What I'm especially interested in are condition hot spots, those locations on a book that are most susceptible to damage. The extremities are especially vulnerable - tops and bottoms of backstrips and corners - as are hinges. In this particular series, due to Grosset & Dunlap's characteristic and unfortunate use of, sigh, inferior materials, copies with pictorial boards are very susceptible to chipping, so much so that it's difficult to find copies that aren't chipped. I'm also interested in seeing the top of the text block. This is where dirt/dust typically accumulate, and in the case of Hiltons, the top edge is stained deep burgundy and functions as a reliable barometer of more general wear - that is, if the color is worn, scratched, sunned (or faded), etc., likely so too will the book be. In addition, I want to know something about the binding - how tight it is - and, if there are other, less typical defects, those as well. Finally, I want to see, not just read about, proof of edition state. A seller can insist all day long that a book is a first edition, but unless I see it with my own eyes or am dealing with somebody with an established reputation, I'm skeptical.
Look at the series of pictures below, and you'll see that every last one of my needs has been clearly met. I now know that the extremities are crisp, the hinges are intact, there's no apparent chipping, the top of the text block is clean and uniformly, vividly colored, the text block itself is tight (note that it isn't lying flat), and "Buzzer Basket" is precisely where I want it to be on the title list - at the bottom. As a collector, I'd know instantly that this book is a sweetheart, something that doesn't pop up every day, and if I needed it for my collection, why, I'd bid freely and without hesitation to get it.

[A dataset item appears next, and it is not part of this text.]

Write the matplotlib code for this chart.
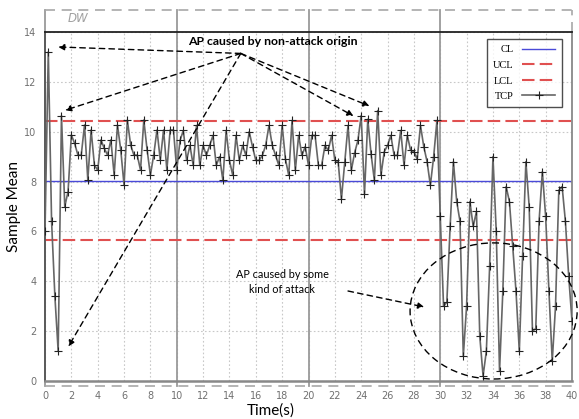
import numpy as np
import matplotlib.pyplot as plt
from matplotlib.patches import Ellipse

# TCP sample mean, one value every 0.25 s (0 .. 40 s)
tcp = [
    6.0, 13.2, 6.4, 3.4, 1.2, 10.65, 7.0, 7.6,
    9.87, 9.53, 9.06, 9.06, 10.27, 8.06, 10.07, 8.66,
    8.46, 9.67, 9.33, 9.06, 9.67, 8.26, 10.27, 9.27,
    7.86, 10.47, 9.47, 9.06, 9.06, 8.46, 10.47, 9.27,
    8.26, 9.06, 10.07, 8.86, 10.07, 8.46, 10.07, 10.07,
    8.46, 9.65, 10.05, 8.85, 9.45, 8.65, 10.25, 8.65,
    9.45, 9.05, 9.45, 9.85, 8.65, 9.0, 8.05, 10.05,
    8.85, 8.25, 9.85, 8.85, 9.45, 9.05, 10.0, 9.4,
    8.85, 8.85, 9.05, 9.45, 10.25, 9.45, 9.05, 8.65,
    10.25, 8.9, 8.25, 10.45, 8.45, 9.85, 9.05, 9.4,
    8.65, 9.85, 9.85, 8.65, 8.65, 9.45, 9.25, 9.85,
    8.85, 8.8, 7.3, 8.8, 10.25, 8.45, 9.15, 9.65,
    10.65, 7.5, 10.5, 9.1, 8.05, 10.85, 8.25, 9.2,
    9.45, 9.85, 9.05, 9.05, 10.05, 8.65, 9.85, 9.25,
    9.2, 8.9, 10.25, 9.4, 8.8, 7.85, 9.0, 10.45,
    6.6, 3.0, 3.16, 6.2, 8.8, 7.2, 6.4, 1.0,
    3.0, 7.2, 6.2, 6.8, 1.8, 0.2, 1.2, 4.6,
    9.0, 6.0, 0.4, 3.6, 7.8, 7.2, 5.4, 3.6,
    1.2, 5.0, 8.8, 7.0, 2.0, 2.1, 6.4, 8.4,
    6.6, 3.6, 0.8, 3.0, 7.65, 7.8, 6.4, 4.2,
    2.4,
]
dt = 0.25
cl = 8.03
ucl = 10.42
lcl = 5.64

x_ticks = list(range(0, 41, 2))
y_ticks = list(range(0, 15, 2))
window_edges = [10, 20, 30]

W, H = 579, 419
fig = plt.figure(figsize=(W / 100, H / 100), dpi=100)
ax = fig.add_axes([45 / W, 1 - 381 / H, 527 / W, 349 / H])

t = np.arange(len(tcp)) * dt

# grid
for xv in x_ticks:
    ax.axvline(xv, color='#c8c8c8', lw=0.8, ls=(0, (1.5, 2)), zorder=0)
for yv in y_ticks:
    ax.axhline(yv, color='#c8c8c8', lw=0.8, ls=(0, (1.5, 2)), zorder=0)

# detection window frame (DW)
top_f = (381 - 10) / 349
bot_f = -5 / 349
for xv in window_edges:
    ax.axvline(xv, ymin=bot_f, ymax=top_f, color='#9a9a9a', lw=1.3, clip_on=False, zorder=1)
ax.plot([0, 0], [bot_f, top_f], transform=ax.transAxes, color='#9a9a9a', lw=1.3, clip_on=False)
ax.plot([0, 1], [top_f, top_f], transform=ax.transAxes, color='#a8a8a8', lw=1.2,
        ls=(0, (6, 4)), clip_on=False)
ax.plot([1, 1], [1, top_f], transform=ax.transAxes, color='#a8a8a8', lw=1.2,
        ls=(0, (6, 4)), clip_on=False)
ax.plot([0, 1], [bot_f, bot_f], transform=ax.transAxes, color='#a8a8a8', lw=1.2,
        ls=(0, (6, 4)), clip_on=False)
fig.text(68 / W, 1 - 19 / H, 'DW', color='#a0a0a0', style='italic', fontsize=8.5,
         va='center', ha='left')

# control limits
ax.axhline(cl, color='#4a4ad8', lw=1.0, label='CL', zorder=2)
ax.axhline(ucl, color='#e05050', lw=1.5, ls=(0, (6, 2.5)), label='UCL', zorder=2)
ax.axhline(lcl, color='#e05050', lw=1.5, ls=(0, (6, 2.5)), label='LCL', zorder=2)
ax.plot(t, tcp, color='#666666', lw=1.2, marker='+', ms=5.5, mew=0.8, mec='#222222',
        label='TCP', zorder=3)

ax.set_xlim(0, 40)
ax.set_ylim(0, 14)
ax.set_xticks(x_ticks)
ax.set_yticks(y_ticks)
ax.tick_params(length=0, labelsize=7, colors='#707070')
ax.tick_params(axis='x', pad=7)
ax.tick_params(axis='y', pad=6)

ax.spines['top'].set_color('#222222')
ax.spines['top'].set_linewidth(1.3)
ax.spines['left'].set_color('#555555')
ax.spines['left'].set_linewidth(1.3)
ax.spines['right'].set_color('#888888')
ax.spines['right'].set_linewidth(1.3)
ax.spines['bottom'].set_color('#888888')
ax.spines['bottom'].set_linewidth(1.8)

fig.text(14 / W, 1 - 207 / H, 'Sample Mean', rotation=90, family='Lato',
         fontsize=11, va='center', ha='center')
fig.text(271 / W, 1 - 411 / H, 'Time(s)', family='Lato', fontsize=11,
         va='center', ha='center')

leg = ax.legend(loc='upper right', bbox_to_anchor=(0.99, 0.995), markerfirst=False,
                prop={'family': 'Liberation Serif', 'size': 7.5}, frameon=True,
                fancybox=False, edgecolor='#222222', handlelength=3.2,
                labelspacing=0.6, borderpad=0.6, numpoints=1)
leg.get_frame().set_linewidth(1.0)

# annotations
dash = (0, (4, 3))
ax.text(17.27, 13.61, 'AP caused by non-attack origin', ha='center', va='center',
        fontweight='bold', fontsize=8.8, family='Lato')
origin = (14.86, 13.14)
for tip in [(1.0, 13.4), (1.52, 10.86), (1.77, 1.38), (23.41, 10.63), (24.62, 11.03)]:
    ax.annotate('', xy=tip, xytext=origin,
                arrowprops=dict(arrowstyle='-|>', ls=dash, lw=1.0, color='black',
                                mutation_scale=9, shrinkA=0, shrinkB=0))

ax.text(18.0, 3.97, 'AP caused by some\nkind of attack', ha='center', va='center',
        fontsize=7.8, family='Lato', linespacing=1.45)
ax.annotate('', xy=(28.78, 2.97), xytext=(23.0, 3.61),
            arrowprops=dict(arrowstyle='-|>', ls=dash, lw=1.0, color='black',
                            mutation_scale=9, shrinkA=0, shrinkB=0))
ax.add_patch(Ellipse((34.05, 2.81), 12.68, 5.46, fill=False, ls=(0, (5, 3)), lw=1.0,
                     ec='black', clip_on=False, zorder=4))

fig.savefig('out.png', dpi=100)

Fortunately, it's not necessary to go into this much photographic detail with every book you market on eBay, not even most of them, but it can make an enormous difference with collectible books, sometimes by a factor of 2 or even 5 times, and even on content-valuable books it helps considerably if one or two good pictures are present. Admittedly, it takes time to take and edit multiple pictures, but with practice you could accomplish this set in about a half hour or less. It's worth it if you stand to profit another $20 or $30 from the effort. And with Hilton's you usually will. At least.
If you aren't able to take quality pictures, the problem could be your camera, your technique, your editing, or any combination of the three. Correct these, and I think you'll be amazed at the interest you'll attract. For more information on book photography, see BookThink's series on this topic.
Since I've already landed on planet Hilton, I'm including the following bibliography. It's complete as issued by Grosset & Dunlap (with the exception of #24), though the series has been republished recently in both hardcover and paperback formats. Note that titles #1 - #19 were initially published in paper-covered boards with dust jackets. Dates in parentheses indicate G & D reissues in coated pictorial boards only. #20 - #23 appear only in the pictorial board format. If you missed this earlier, Hiltons are COMMON. They fall into the same bread-and-better class that C.W. Andersons do and should be a staple for generalist booksellers.
Bee also penned a number of non-fiction titles, primarily basketball guides, which are almost always worth picking up at sales. I won't bore you with titles. Just remember the name and grab.